I wonder if implementing a garbage collector at system level in the kernel an letting those languages using that instead of each providing its own garbage collector might result in better performance.
You’d have to tighten what such processes can do with memory to make that not be a gaping security hole.
Certainly, anything ‘unsafe’ would have to be forbidden.
If you think that’s worth it and try to close that hole, you’ll find out that is harder than the relatively simple “ordinary processes cannot access kernel memory at all” that we have now, increasing the risk of having a bug that opens up the security hole.
Also, running a single garbage collector gives up the option of using different ones or ones with different settings for different processes. For short-running ones, for example, not doing any garbage collection ever, leaving it to the OS to release all memory at program exit time can be the optimal approach.
Other processes might be better of with a collector with low latency, even if that means giving up some throughput, or vice versa.
So no, running a kernel garbage collector for use by non-kernel processes isn’t a good idea.

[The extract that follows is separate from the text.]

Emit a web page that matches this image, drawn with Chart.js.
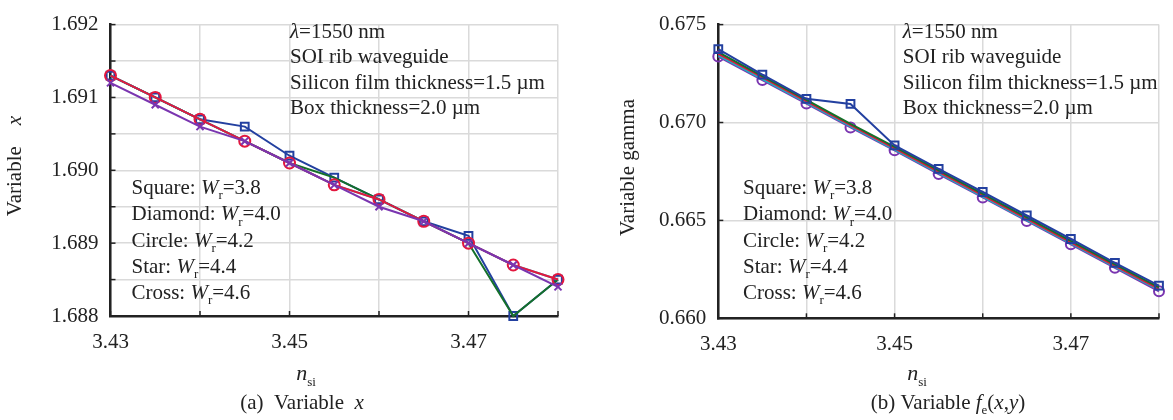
<!DOCTYPE html>
<html>
<head>
<title>Variable x and gamma</title>
<script src="https://cdn.jsdelivr.net/npm/chart.js"></script>
<style>
  body { margin: 0; background: #fff; }
  #wrap { position: relative; width: 1173px; height: 420px; }
  .pane { position: absolute; top: 0; height: 420px; }
</style>
</head>
<body>
<div id="wrap">
  <div class="pane" style="left:0;width:586px"><canvas id="chartX"></canvas></div>
  <div class="pane" style="left:586px;width:587px"><canvas id="chartG"></canvas></div>
</div>
<script>
// refractive index of silicon (x axis)
var nsi = [3.43, 3.435, 3.44, 3.445, 3.45, 3.455, 3.46, 3.465, 3.47, 3.475, 3.48];

// (a) variable x, one list per rib width Wr
var x38 = [1.6913, 1.6910, 1.6907, 1.6906, 1.6902, 1.6899, 1.6896, 1.6893, 1.6891, 1.6880, 1.6885];
var x40 = [1.6913, 1.6910, 1.6907, 1.6904, 1.6901, 1.6899, 1.6896, 1.6893, 1.6890, 1.6880, 1.6885];
var x42 = [1.6913, 1.6910, 1.6907, 1.6904, 1.6901, 1.6898, 1.6896, 1.6893, 1.6890, 1.6887, 1.6885];
var x44 = [1.6913, 1.6910, 1.6907, 1.6904, 1.6901, 1.6898, 1.6896, 1.6893, 1.6890, 1.6887, 1.6885];
var x46 = [1.6912, 1.6909, 1.6906, 1.6904, 1.6901, 1.6898, 1.6895, 1.6893, 1.6890, 1.6887, 1.6884];

// (b) variable gamma
var g38 = [0.67375, 0.67245, 0.67121, 0.67095, 0.66883, 0.66763, 0.66645, 0.66525, 0.66405, 0.66283, 0.66167];
var g40 = [0.67360, 0.67237, 0.67115, 0.66993, 0.66875, 0.66755, 0.66635, 0.66515, 0.66395, 0.66275, 0.66158];
var g42 = [0.67350, 0.67230, 0.67108, 0.66986, 0.66868, 0.66748, 0.66628, 0.66508, 0.66388, 0.66268, 0.66150];
var g44 = [0.67343, 0.67222, 0.67102, 0.66980, 0.66862, 0.66742, 0.66622, 0.66502, 0.66383, 0.66263, 0.66145];
var g46 = [0.67337, 0.67217, 0.67097, 0.66975, 0.66858, 0.66737, 0.66617, 0.66497, 0.66378, 0.66258, 0.66138];

// tick labels
var xTickLabels = ['3.43', '3.45', '3.47'];
var yTickLabelsX = ['1.688', '1.689', '1.690', '1.691', '1.692'];
var yTickLabelsG = ['0.660', '0.665', '0.670', '0.675'];

var infoLines = ['=1550 nm', 'SOI rib waveguide', 'Silicon film thickness=1.5 \u00b5m', 'Box thickness=2.0 \u00b5m'];
var legendNames = ['Square: ', 'Diamond: ', 'Circle: ', 'Star: ', 'Cross: '];
var legendWr = ['=3.8', '=4.0', '=4.2', '=4.4', '=4.6'];

var SERIF = '"Liberation Serif", "Times New Roman", serif';
var FS = 21;
var BLUE = '#2340a0', GREEN = '#14702a', RED = '#e3173e', CYAN = '#18b4c4', PURPLE = '#7a35b0';

function pts(ys) {
    return nsi.map(function (v, i) { return { x: v, y: ys[i] }; });
}

// draw a run of text pieces: {t, it (italic), sub (subscript)}
function rich(ctx, x, y, parts, size, align) {
    var total = 0;
    parts.forEach(function (p) {
        ctx.font = (p.it ? 'italic ' : '') + (p.sub ? Math.round(size * 0.6) : size) + 'px ' + SERIF;
        p.w = ctx.measureText(p.t).width;
        total += p.w;
    });
    if (align === 'center') x -= total / 2;
    parts.forEach(function (p) {
        ctx.font = (p.it ? 'italic ' : '') + (p.sub ? Math.round(size * 0.6) : size) + 'px ' + SERIF;
        ctx.fillText(p.t, x, y + (p.sub ? size * 0.38 : 0));
        x += p.w;
    });
}

var innerTicks = {
    id: 'innerTicks',
    afterDraw: function (chart) {
        var ctx = chart.ctx, a = chart.chartArea;
        ctx.save();
        ctx.strokeStyle = '#222';
        ctx.lineWidth = 1.5;
        chart.scales.y.ticks.forEach(function (t) {
            var y = chart.scales.y.getPixelForValue(t.value);
            ctx.beginPath(); ctx.moveTo(a.left, y); ctx.lineTo(a.left + 5, y); ctx.stroke();
        });
        chart.scales.x.ticks.forEach(function (t) {
            var x = chart.scales.x.getPixelForValue(t.value);
            ctx.beginPath(); ctx.moveTo(x, a.bottom); ctx.lineTo(x, a.bottom - 5); ctx.stroke();
        });
        ctx.restore();
    }
};

function textPlugin(o) {
    return {
        id: 'texts',
        afterDraw: function (chart) {
            var ctx = chart.ctx;
            ctx.save();
            ctx.fillStyle = '#222';
            ctx.textBaseline = 'middle';
            ctx.textAlign = 'left';
            // info block
            var iy = [32, 57.5, 83, 108.5];
            infoLines.forEach(function (s, i) {
                var parts = i === 0 ? [{ t: '\u03bb', it: true }, { t: s }] : [{ t: s }];
                rich(ctx, o.infoX, iy[i], parts, FS, 'left');
            });
            // marker legend
            var ly = [188, 214.5, 241, 267, 293];
            legendNames.forEach(function (s, i) {
                rich(ctx, o.legX, ly[i], [{ t: s }, { t: 'W', it: true }, { t: 'r', sub: true }, { t: legendWr[i] }], FS, 'left');
            });
            // x title
            rich(ctx, o.nX, 374, [{ t: 'n', it: true }, { t: 'si', sub: true }], 22, 'center');
            // caption
            rich(ctx, o.capX, 403, o.caption, FS, 'center');
            // y title
            ctx.translate(o.yTitleX, o.yTitleY);
            ctx.rotate(-Math.PI / 2);
            rich(ctx, 0, 0, o.yTitle, FS, 'center');
            ctx.restore();
        }
    };
}

function isLabel(v, decimals, list) {
    var s = v.toFixed(decimals);
    var k = Math.pow(10, decimals);
    if (Math.abs(v * k - Math.round(v * k)) > 1e-6) return '';
    return list.indexOf(s) >= 0 ? s : '';
}

function makeChart(id, o) {
    var ctx = document.getElementById(id).getContext('2d');
    return new Chart(ctx, {
        type: 'line',
        data: { datasets: o.datasets },
        options: {
            responsive: true,
            maintainAspectRatio: false,
            animation: false,
            layout: { padding: { top: o.top, right: o.right, left: 0, bottom: 0 } },
            plugins: { legend: { display: false }, tooltip: { enabled: false } },
            scales: {
                x: {
                    type: 'linear', min: 3.43, max: 3.48,
                    ticks: {
                        stepSize: 0.01, maxRotation: 0, padding: 14, color: '#222',
                        font: { family: SERIF, size: FS },
                        callback: function (v) { return isLabel(v, 2, xTickLabels); }
                    },
                    grid: { color: '#dadada', lineWidth: 1.5, drawTicks: false },
                    border: { color: '#222', width: 2.5 },
                    afterFit: function (s) { s.height = o.xH; }
                },
                y: {
                    min: o.yMin, max: o.yMax,
                    ticks: {
                        stepSize: o.yStep, padding: 12, color: '#222',
                        font: { family: SERIF, size: FS },
                        callback: function (v) { return isLabel(v, 3, o.yLabels); }
                    },
                    grid: { color: '#dadada', lineWidth: 1.5, drawTicks: false },
                    border: { color: '#222', width: 2.5 },
                    afterFit: function (s) { s.width = o.yW; }
                }
            }
        },
        plugins: [innerTicks, textPlugin(o)]
    });
}

function line(data, color, style, radius, order) {
    return {
        data: pts(data), borderColor: color, borderWidth: 2, tension: 0, clip: false,
        pointStyle: style, pointRadius: radius, pointBorderColor: color, pointBorderWidth: 2,
        pointBackgroundColor: 'rgba(0,0,0,0)', order: order
    };
}

makeChart('chartX', {
    top: 18, right: 28, yW: 110.5, xH: 104,
    yMin: 1.688, yMax: 1.692, yStep: 0.0005, yLabels: yTickLabelsX,
    infoX: 290, legX: 131.5, nX: 306, capX: 302,
    yTitleX: 15, yTitleY: 166,
    yTitle: [{ t: 'Variable    ' }, { t: 'x', it: true }],
    caption: [{ t: '(a)  Variable  ' }, { t: 'x', it: true }],
    datasets: [
        line(x38, BLUE, 'rect', 5.5, 4),
        line(x40, GREEN, 'rectRot', 0, 3),
        line(x42, RED, 'circle', 5.5, 1),
        line(x44, CYAN, 'star', 0, 2),
        line(x46, PURPLE, 'crossRot', 5, 0)
    ]
});

makeChart('chartG', {
    top: 18.3, right: 4.7, yW: 132.3, xH: 101.7,
    yMin: 0.660, yMax: 0.675, yStep: 0.005, yLabels: yTickLabelsG,
    infoX: 316.7, legX: 157, nX: 331, capX: 362,
    yTitleX: 42, yTitleY: 167.5,
    yTitle: [{ t: 'Variable gamma' }],
    caption: [{ t: '(b) Variable ' }, { t: 'f', it: true }, { t: 'e', sub: true }, { t: '(' }, { t: 'x', it: true }, { t: ',' }, { t: 'y', it: true }, { t: ')' }],
    datasets: [
        line(g38, BLUE, 'rect', 5.5, 0),
        line(g40, GREEN, 'rectRot', 0, 1),
        line(g42, RED, 'circle', 0, 2),
        line(g44, CYAN, 'star', 0, 3),
        line(g46, PURPLE, 'circle', 5, 4)
    ]
});
</script>
</body>
</html>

Providing one as a library might be, but in practice, people cannot agree on what the API for such a garbage collection library should be because there are too many differences between languages to make that work for every language. For example, some languages allow internal pointers to objects to prevent those objects from being garbage collected, but others require keeping around a pointer to the start of the object. Also, some languages will produce relatively little garbage (for example by having GC-ed classes and non-GC-ed structs and having a culture of using structs where possible), others may make everything a GC-ed object, including small integers and IEEE floats.